Eltern können ihre Kinder kaum schützen
In den neu besetzten Gebieten sei es für Eltern kaum möglich, ihre Kinder vor der Indoktrinierung der russischen Besatzungsmacht zu schützen, sagt Rashkeva. Mitarbeiter der Besatzungsbehörden oder Bewaffnete würden in vielen Fällen Druck auf Familien ausüben, ihre Kinder in die Ferienlager zu schicken.
"Sie nennen es natürlich nicht Umerziehung. Sie nennen es auch nicht Militarisierung. Sie sagen einfach: 'Andere Kinder haben diese Lager auch besucht, sie kommen mit Geschenken zurück. Ihnen geht es gut"", erläutert Rahskeva das Vorgehen der Russen. "2023 haben wir tatsächlich keine Fälle dokumentiert, in denen ukrainische Kinder aus besetzten Gebieten aus diesen Lagern nicht zurückgebracht wurden. Sie haben ihre Strategie also angepasst, um keine Reaktion der internationalen Gemeinschaft zu provozieren. Sie bringen die Kinder zurück, aber mit einer Gehirnwäsche."

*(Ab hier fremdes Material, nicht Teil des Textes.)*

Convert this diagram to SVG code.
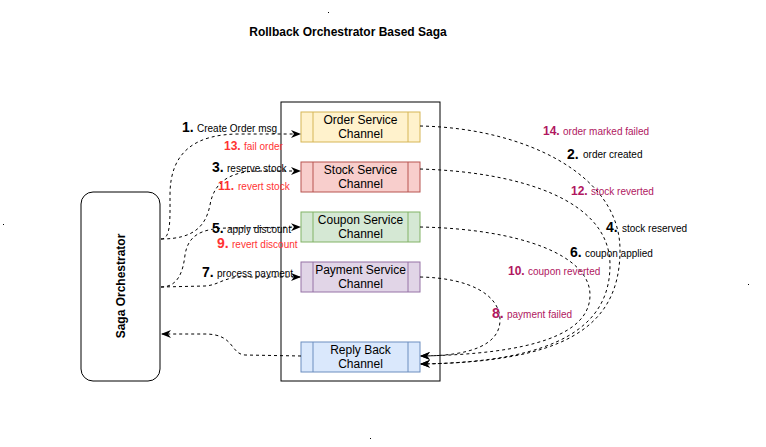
<svg xmlns="http://www.w3.org/2000/svg" width="766" height="447" viewBox="0 0 766 447">
<style>
text{font-family:"Liberation Sans",Arial,sans-serif}
.t{font-size:12px;fill:#000;text-anchor:middle}
.b{font-weight:bold}
.n{font-size:14px;font-weight:bold;fill:#000}
.n2{font-size:12px;font-weight:bold}
.l{font-size:10px;fill:#000}
.red{fill:#ff3333}
.mag{fill:#b0175f}
.e{fill:none;stroke:#000;stroke-width:1;stroke-dasharray:3 3}
.ch{stroke-width:1}
</style>
<defs>
<marker id="ah" markerWidth="10" markerHeight="8" refX="9" refY="4" orient="auto" markerUnits="userSpaceOnUse">
<path d="M0,0 L10,4 L0,8 L3,4 z" fill="#000"/>
</marker>
</defs>
<rect width="766" height="447" fill="#fff"/>
<rect x="328" y="12" width="1" height="1" fill="#000"/>
<rect x="3" y="224" width="1" height="1" fill="#000"/>
<rect x="748" y="284" width="1" height="1" fill="#000"/>
<rect x="370" y="438" width="1" height="1" fill="#000"/>
<text class="t b" x="348" y="36">Rollback Orchestrator Based Saga</text>

<g id="orchestrator">
<rect x="81" y="192" width="79" height="189" rx="12" fill="#fff" stroke="#000"/>
<text class="t b" transform="translate(124.5,286) rotate(-90)" x="0" y="0">Saga Orchestrator</text>
</g>

<g id="container">
<rect x="281" y="102" width="159" height="279" fill="#fff" stroke="#000"/>
</g>

<g id="order-channel">
<rect x="301" y="112" width="119" height="30" fill="#fff2cc" stroke="#d6b656"/>
<line x1="313" y1="112" x2="313" y2="142" stroke="#d6b656"/>
<line x1="408" y1="112" x2="408" y2="142" stroke="#d6b656"/>
<text class="t" x="360.5" y="124">Order Service</text>
<text class="t" x="360.5" y="138">Channel</text>
</g>
<g id="stock-channel">
<rect x="301" y="162" width="119" height="30" fill="#f8cecc" stroke="#b85450"/>
<line x1="313" y1="162" x2="313" y2="192" stroke="#b85450"/>
<line x1="408" y1="162" x2="408" y2="192" stroke="#b85450"/>
<text class="t" x="360.5" y="174">Stock Service</text>
<text class="t" x="360.5" y="188">Channel</text>
</g>
<g id="coupon-channel">
<rect x="301" y="212" width="119" height="30" fill="#d5e8d4" stroke="#82b366"/>
<line x1="313" y1="212" x2="313" y2="242" stroke="#82b366"/>
<line x1="408" y1="212" x2="408" y2="242" stroke="#82b366"/>
<text class="t" x="360.5" y="224">Coupon Service</text>
<text class="t" x="360.5" y="238">Channel</text>
</g>
<g id="payment-channel">
<rect x="301" y="262" width="119" height="30" fill="#e1d5e7" stroke="#9673a6"/>
<line x1="313" y1="262" x2="313" y2="292" stroke="#9673a6"/>
<line x1="408" y1="262" x2="408" y2="292" stroke="#9673a6"/>
<text class="t" x="360.5" y="274">Payment Service</text>
<text class="t" x="360.5" y="288">Channel</text>
</g>
<g id="reply-channel">
<rect x="301" y="342" width="119" height="30" fill="#dae8fc" stroke="#6c8ebf"/>
<line x1="313" y1="342" x2="313" y2="372" stroke="#6c8ebf"/>
<line x1="408" y1="342" x2="408" y2="372" stroke="#6c8ebf"/>
<text class="t" x="360.5" y="354">Reply Back</text>
<text class="t" x="360.5" y="368">Channel</text>
</g>

<g id="connectors">
<path class="e" marker-end="url(#ah)" d="M161,239 C171,239 170,220 170,195 C170,152 195,134 240,134 L300,134"/>
<path class="e" marker-end="url(#ah)" d="M161,239 C195,239 206,225 210,205 C214,182 230,171 260,171 L300,171"/>
<path class="e" marker-end="url(#ah)" d="M161,287 C178,287 183,272 185,255 C188,236 200,228 230,228 L300,227"/>
<path class="e" marker-end="url(#ah)" d="M161,287 L205,286 C220,285 222,277 245,277 L300,277"/>
<path class="e" marker-end="url(#ah)" d="M420,126 C525,128 620,175 620,250 C620,330 560,362 421,364"/>
<path class="e" marker-end="url(#ah)" d="M420,169 C520,172 610,200 610,265 C610,325 560,362 421,364"/>
<path class="e" marker-end="url(#ah)" d="M420,227 C520,229 590,255 590,295 C590,335 530,354 421,356"/>
<path class="e" marker-end="url(#ah)" d="M420,277 C470,278 500,295 500,320 C500,345 470,356 421,356"/>
<path class="e" marker-end="url(#ah)" d="M301,356 L245,355 C230,354 235,334 205,334 L162,334"/>
</g>

<g id="labels">
<text class="n" x="182" y="132">1.</text><text class="l" x="197" y="132">Create Order msg</text>
<text class="n2 red" x="224" y="150">13.</text><text class="l red" x="244" y="150">fail order</text>
<text class="n" x="212" y="172">3.</text><text class="l" x="227" y="172">reserve stock</text>
<text class="n2 red" x="218" y="190">11.</text><text class="l red" x="238" y="190">revert stock</text>
<text class="n" x="212" y="233">5.</text><text class="l" x="227" y="233">apply discount</text>
<text class="n red" x="217" y="248">9.</text><text class="l red" x="232" y="248">revert discount</text>
<text class="n" x="202" y="277">7.</text><text class="l" x="217" y="277">process payment</text>
<text class="n2 mag" x="543" y="135">14.</text><text class="l mag" x="563" y="135">order marked failed</text>
<text class="n" x="567" y="159">2.</text><text class="l" x="583" y="158">order created</text>
<text class="n2 mag" x="571" y="195">12.</text><text class="l mag" x="591" y="195">stock reverted</text>
<text class="n" x="606" y="232">4.</text><text class="l" x="622" y="232">stock reserved</text>
<text class="n" x="570" y="257">6.</text><text class="l" x="585" y="257">coupon applied</text>
<text class="n2 mag" x="508" y="275">10.</text><text class="l mag" x="528" y="275">coupon reverted</text>
<text class="n mag" x="492" y="318">8.</text><text class="l mag" x="507" y="318">payment failed</text>
</g>
</svg>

"Patriotische Erziehung" als Vorbereitung auf die Armee
Tausende Kinder sind nach ukrainischen Angaben in den vergangenen zwei Jahren aus der Ukraine nach Russland verschleppt worden. Oft erhalten sie neue Geburtsurkunden und Ausweisdokumente. Daher gelang es bisher nur in wenigen Fällen, ukrainische Kinder wieder in ihre Familien zurückzubringen.
Aber Militarisierung und Propaganda finde nicht nur in Ferienlagern für Jugendliche statt, berichtet Menschenrechtsaktivistin Skrypnyk: "In Einrichtungen wie Kindergärten oder Schulen wurden sofort verschiedene Maßnahmen und Programme umgesetzt. Alles, was in gewisser Weise mit Kindern zu tun hat, wird mit der sogenannten patriotischen Erziehung kombiniert." Diese patriotische Erziehung habe ein Ziel, so Skrypnyk: "Die Kinder auf den Dienst in der russischen Armee vorzubereiten. Eine Realität zu schaffen, in der sie für Russland sterben würden."
So schafft Russland Fakten in den besetzten Gebieten der Ukraine. Je länger der Krieg andauert, desto schwieriger wird es für die Ukraine, die Kontrolle über die besetzten Gebiete zurückzuerlangen.